Thank you for the warning, Ginni Rometty looks rather old at age 60.
The aged won't get the hell out of C-suite management positions, however. Not over their 90 yo dead bodies.
You are a nice example of Stupid Whitey who regurgitates the BS of folks like Marvin Minsky and Elin Musik. Elitists who scare sheeple like you for fun and Profit.
Back in the real world, ants have more intelligence than any Computer simulated neural network.
Look it up and stop to regurgitate the (((Bull)))
IBM is on a long, slow journey to death.
They simply never learned to compete against the likes of Intel, MSFT, Oracle, Amazon, Acer etc.
Actually IBM Managers are rather stupid people stuck in the mainframe business model of the 1960s.
Gotta milk IBM and others for a living by making a living through successful, legitimate lawsuit settlements.
Do this: save up your money and invest that buffered money by hiring a good attorney, hiring a private investigator, hiring an accountant.
Then, become a professional Job Applicant/Prosecutor.
Develop a strategy where you trace every single correspondence diligently in your job application processes.
Keep your activity a secret -- don't share it on social media or other means.

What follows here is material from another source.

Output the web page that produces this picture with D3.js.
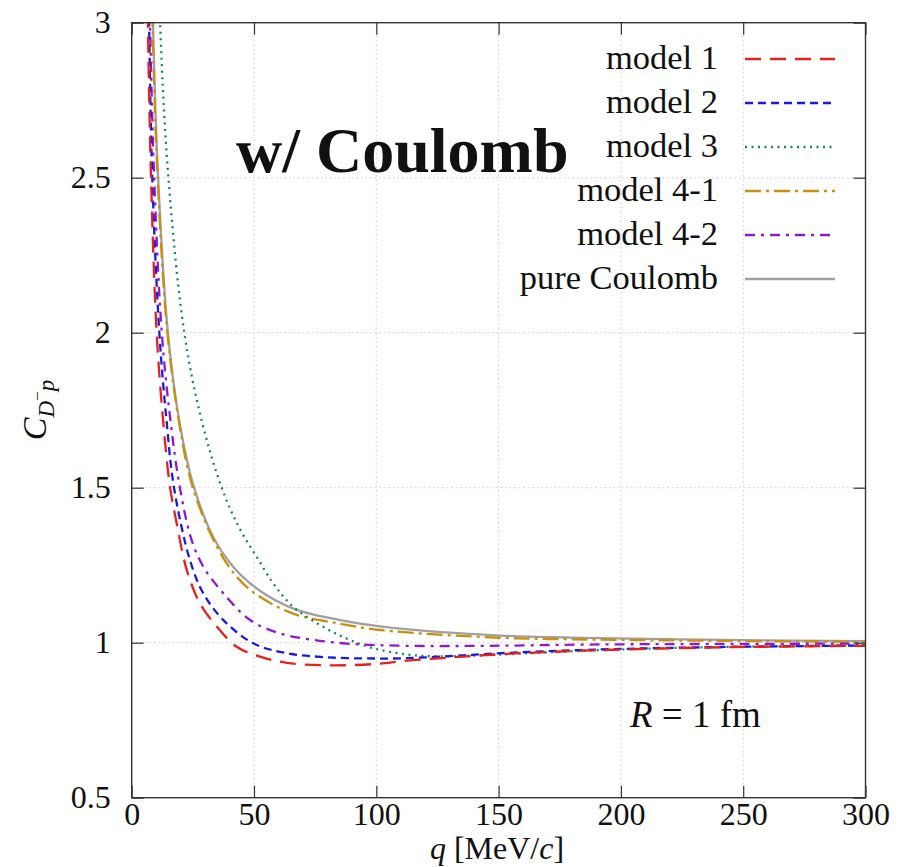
<!DOCTYPE html>
<html>
<head>
<meta charset="utf-8">
<script src="https://cdn.jsdelivr.net/npm/d3@7"></script>
<style>
  html, body { margin: 0; padding: 0; background: #fff; }
  svg { display: block; }
  text { font-family: "Liberation Serif", "DejaVu Serif", serif; fill: #111; }
</style>
</head>
<body>
<div id="chart"></div>
<script>
// Correlation function C(q) of D^- p for R = 1 fm, with the Coulomb interaction
const xTicks = [0, 50, 100, 150, 200, 250, 300];
const yTicks = [0.5, 1, 1.5, 2, 2.5, 3];
const yTickLabels = ["0.5", "1", "1.5", "2", "2.5", "3"];

const seriesNames = ["model 1", "model 2", "model 3", "model 4-1", "model 4-2", "pure Coulomb"];

// [q (MeV/c), C]
const model1 = [[5.5,3.6],[6.6,3.0],[7.9,2.5],[10.2,2.0],[12.8,1.72],[15.7,1.5],[18.4,1.385],[22.5,1.235],[27.9,1.127],
  [34.8,1.052],[42.9,0.987],[52.5,0.955],[63.4,0.935],[79.7,0.927],[98.8,0.931],[112.4,0.942],[135.6,0.955],
  [153.3,0.964],[191.4,0.976],[240,0.985],[300,0.99]];
const model2 = [[5.8,3.6],[7.1,3.0],[8.4,2.5],[11.3,2.0],[14.2,1.72],[17.3,1.5],[23.8,1.267],[29.3,1.159],[37.5,1.073],
  [49.7,0.998],[63.4,0.966],[79.7,0.953],[98.8,0.949],[112.4,0.95],[137,0.96],[153.3,0.967],[191,0.978],
  [240,0.986],[300,0.991]];
const model3 = [[9.8,3.6],[11.6,3.0],[15.0,2.5],[21.5,2.0],[28.5,1.72],[36.8,1.5],[44,1.37],[51.1,1.277],[58,1.19],[66,1.116],
  [79.7,1.045],[89.2,1.009],[98.8,0.982],[112.4,0.962],[126,0.956],[150.6,0.962],[191.4,0.976],[240,0.986],[300,0.991]];
const model41 = [[7.2,3.6],[8.5,3.0],[10.6,2.5],[14.6,2.0],[19.8,1.69],[25.0,1.5],[34.8,1.31],[42.9,1.213],[51.1,1.155],
  [66,1.094],[85.2,1.061],[101.5,1.041],[150.6,1.016],[190,1.01],[240,1.006],[300,1.003]];
const model42 = [[6.2,3.6],[7.5,3.0],[9.2,2.5],[12.3,2.0],[15.8,1.72],[19.7,1.5],[24.5,1.331],[29.3,1.245],[37.5,1.159],
  [48.4,1.073],[60.6,1.030],[74.2,1.009],[90,0.996],[112.4,0.99],[146,0.99],[186,0.994],[240,0.996],[300,0.997]];
const pureCoulomb = [[7.4,3.6],[8.7,3.0],[10.8,2.5],[14.8,2.0],[20,1.69],[25.5,1.5],[33.4,1.34],[41.5,1.245],[51.1,1.175],
  [66.1,1.110],[85.2,1.073],[101.5,1.053],[150.6,1.023],[191.4,1.015],[250,1.008],[300,1.005]];

const seriesData = [model1, model2, model3, model41, model42, pureCoulomb];
const seriesColors = ["#e8201c", "#1a1ae0", "#12875a", "#c8900c", "#9018d0", "#a0a0a0"];
const seriesDash = ["16,9", "8,5", "2,4.5", "16,5,3,5", "10,6,3,6", null];

const W = 908, H = 867;
const margin = { left: 131.7, right: W - 865.5, top: 22.7, bottom: H - 797.7 };
const serif = "Liberation Serif, DejaVu Serif, serif";

const svg = d3.select("#chart").append("svg").attr("width", W).attr("height", H)
  .attr("font-family", serif);

const x = d3.scaleLinear().domain([0, 300]).range([margin.left, W - margin.right]);
const y = d3.scaleLinear().domain([0.5, 3]).range([H - margin.bottom, margin.top]);

// grid
const grid = svg.append("g").attr("stroke", "#c8c8c8").attr("stroke-width", 1).attr("stroke-dasharray", "1.5,3");
grid.selectAll(".gx").data(xTicks.slice(1, -1)).join("line")
  .attr("x1", d => x(d)).attr("x2", d => x(d)).attr("y1", y(0.5)).attr("y2", y(3));
grid.selectAll(".gy").data(yTicks.slice(1, -1)).join("line")
  .attr("y1", d => y(d)).attr("y2", d => y(d)).attr("x1", x(0)).attr("x2", x(300));

// clip
svg.append("clipPath").attr("id", "plotclip").append("rect")
  .attr("x", x(0)).attr("y", y(3)).attr("width", x(300) - x(0)).attr("height", y(0.5) - y(3));

const line = d3.line().x(d => x(d[0])).y(d => y(d[1])).curve(d3.curveCatmullRom.alpha(0.5));

const curves = svg.append("g").attr("clip-path", "url(#plotclip)");
// gray first so the colored curves sit on top
const order = [5, 3, 2, 4, 1, 0];
order.forEach(i => {
  curves.append("path").datum(seriesData[i])
    .attr("d", line).attr("fill", "none")
    .attr("stroke", seriesColors[i]).attr("stroke-width", 2.3)
    .attr("stroke-dasharray", seriesDash[i]);
});

// axes with inward ticks, mirrored on top/right
const tickLen = 12;
const axisColor = "#333";
const styleLabels = g => g.selectAll("text")
  .attr("font-family", serif).style("font-family", serif)
  .style("font-size", "32px").attr("fill", "#111");

svg.append("g").attr("transform", `translate(0,${y(0.5)})`)
  .call(d3.axisBottom(x).tickValues(xTicks).tickSize(-tickLen).tickPadding(5).tickFormat(d3.format("d")))
  .call(g => g.select(".domain").remove())
  .call(styleLabels);
svg.append("g").attr("transform", `translate(0,${y(3)})`)
  .call(d3.axisTop(x).tickValues(xTicks).tickSize(-tickLen).tickFormat(""))
  .call(g => g.select(".domain").remove());
svg.append("g").attr("transform", `translate(${x(0)},0)`)
  .call(d3.axisLeft(y).tickValues(yTicks).tickSize(-tickLen).tickPadding(21).tickFormat((d, i) => yTickLabels[i]))
  .call(g => g.select(".domain").remove())
  .call(styleLabels);
svg.append("g").attr("transform", `translate(${x(300)},0)`)
  .call(d3.axisRight(y).tickValues(yTicks).tickSize(-tickLen).tickFormat(""))
  .call(g => g.select(".domain").remove());
svg.selectAll(".tick line").attr("stroke", axisColor).attr("stroke-width", 1.2);

svg.append("rect").attr("x", x(0)).attr("y", y(3)).attr("width", x(300) - x(0)).attr("height", y(0.5) - y(3))
  .attr("fill", "none").attr("stroke", axisColor).attr("stroke-width", 1.4);

// legend
const legend = svg.append("g");
const legY0 = 57, legDy = 44;
seriesNames.forEach((name, i) => {
  const yy = legY0 + i * legDy;
  legend.append("text").attr("x", 718).attr("y", yy).attr("text-anchor", "end")
    .attr("dominant-baseline", "central").style("font-size", "34.5px").text(name);
  legend.append("line").attr("x1", 745).attr("x2", 835).attr("y1", yy + 2).attr("y2", yy + 2)
    .attr("stroke", seriesColors[i]).attr("stroke-width", 2.3).attr("stroke-dasharray", seriesDash[i]);
});

// annotations
svg.append("text").attr("x", 236).attr("y", 172)
  .style("font-size", "64px").style("font-weight", "bold")
  .text("w/ Coulomb");

const rt = svg.append("text").attr("x", 630).attr("y", 727).style("font-size", "37px");
rt.append("tspan").style("font-style", "italic").text("R");
rt.append("tspan").text(" = 1 fm");

// axis titles
const xt = svg.append("text").attr("x", 497).attr("y", 859).attr("text-anchor", "middle").style("font-size", "32px");
xt.append("tspan").style("font-style", "italic").text("q");
xt.append("tspan").text(" [MeV/");
xt.append("tspan").style("font-style", "italic").text("c");
xt.append("tspan").text("]");

const yt = svg.append("text").attr("transform", "translate(46,410) rotate(-90)").attr("text-anchor", "middle")
  .style("font-size", "34px");
yt.append("tspan").style("font-style", "italic").text("C");
yt.append("tspan").attr("dy", 8).style("font-size", "23px").style("font-style", "italic").text("D");
yt.append("tspan").attr("dy", -11).style("font-size", "17px").text("−");
yt.append("tspan").attr("dy", 11).style("font-size", "23px").style("font-style", "italic").text("p");
</script>
</body>
</html>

Make yourself an expert at applying for jobs -- study everything it takes to become the best job applicant you can possibly be -- understand it from the perspective of business, the perspective of management, the perspective of HR, and the perspective of would-be colleagues.
Apply for hundreds of job positions with corporations for at least 1 year before sicking your forces on them *if* they have ALL failed to deliver a persistent, reasonable job to you on account of their biggotted corporate cultures.
If they've failed you due to your age, then gather intelligence through investigative, legal, and legitimate electronic means.
Remember, if they're truly discriminating against you, then they're the ones who are doing wrong, not you, and you are entitled to a settlement in EACH case!
Prosecute, prosecute, prosecute -- make it your job!
Buff up on legalese and what the law says and what each company's policy is regarding age discrimination -- research this in depth -- make law your education!
Succeed at acquiring settlements from court cases against these corporate entities -- make it your living!
Make it your career and start your own business!
You professionals ages 40+, throw your experience into it!
You millenials and gen-Xers, start practicing, because these corps will betray you too eventually!
Start a PC database to manage your battles -- to populate the database, ask yourself, "What is my Approach?"
If these corporations won't give you a job because they're too bigotted and greedy to care, then they still need to pay their due to American society, which means: you.
And that's legitimate and that's FAIR.
Otherwise, these corporate entities have no business doing business in a place that values the American Dream!
It's about time that they wake-up and stop treating people like objects and start treating people like people!
The article alludes to it. There is a ton of inclusiveness, eco-research, earth sensitivity, X awareness, etc. IBM has made this their brand for the last 10 years or so.
While only half joking, Intel might fall into this business model.
If no one is around to warn them of issues, they can ignore them in favor of risky business decisions that are more profitable. When feet put to fire as to why they decided to make such decisions they can feign ignorance rather then willful ignorance based on business decisions designed for short term gains.